Saturday, April 23, 2016

Can Ellsbury Provide the Missing Spark for the Offense?



Most of the games during the Yankees’ recent 1-7 slide have followed a familiar pattern. Very few of the losses were blowouts. New York’s pitching has not been spectacular, but they’ve kept them in games. The real issue has been the inability of the offense to muster more than 2-3 runs per contest. The result has been a number of frustratingly close defeats. The first half of Friday night’s matchup against the Rays followed this pattern. The Yanks were down 3-2 in the fifth. Although they had two runners in scoring position, they also had two outs. The team’s struggles with RISP have been well documented in the early going, so the odds seemed against a clutch hit.

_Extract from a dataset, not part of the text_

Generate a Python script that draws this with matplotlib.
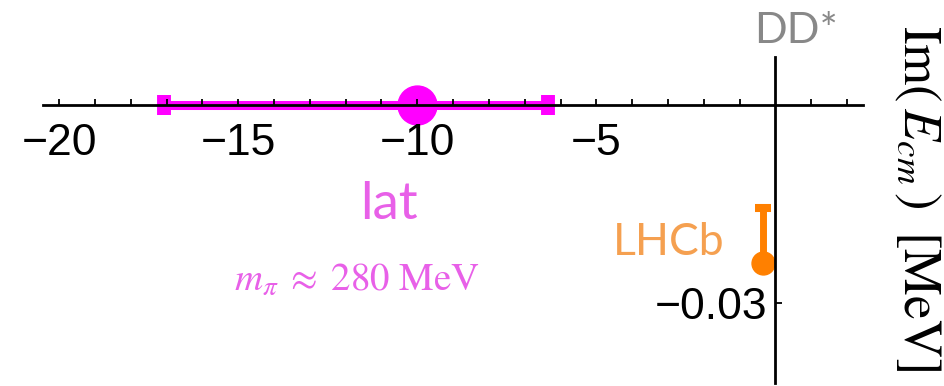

With a full count to Brett Gardner and two outs, Jacoby Ellsbury made a bold call that resulted in easily the most exciting and memorable play of 2016. He stole home against the deliberate Matt Moore, something he hadn’t done since April 2009, ironically against
the Yankees. After the game, Girardi expressed his admiration, telling reporters, “It's not a play you see every day. The last time I saw it, he did it against Andy Pettitte. That kept me up a few nights. It's good to be on this side." The decision was daring because there was two strikes on Gardner. If Moore threw him a pitch down the middle, he would have to swing, possibly putting Ellsbury in danger of being hit with bat or ball. Of course, the gamble paid off, and the run tied the game at three. The play completely reversed the momentum of the night and began the rally that led to an eventual 6-3 victory.



Despite his hefty salary and lengthy commitment, Ellsbury has been looking more and more like a platoon option (at best) in 2016. The only reason he was in Friday’s game at all was because Aaron Hicks, who started in centerfield, had to leave the game with a sore shoulder. With Hicks day-to-day, Ellsbury will have the next few games at least of playing regularly, even though the team will be facing several left-handed starters in a row. Ellsbury got off to a miserable start to the season (a 54 wRC+ in his first 51 PAs), but has started to turn things around the last three games, going 6-12 with two doubles and two RBI.


Friday’s steal of home felt like a statement. Ellsbury was signed to be the spark at the top of the Yankees lineup. They are at their most dangerous when he and Gardner are healthy and causing havoc at the top of the lineup. The further he gets from the knee injury that hobbled him in the second half of 2015, the better the chances are that fans will see that dynamic player return. An aggressive Ellsbury who is fighting to regain his everyday job may be the catalyst the Yankees need to reverse this losing streak and  dig themselves out of the AL East cellar.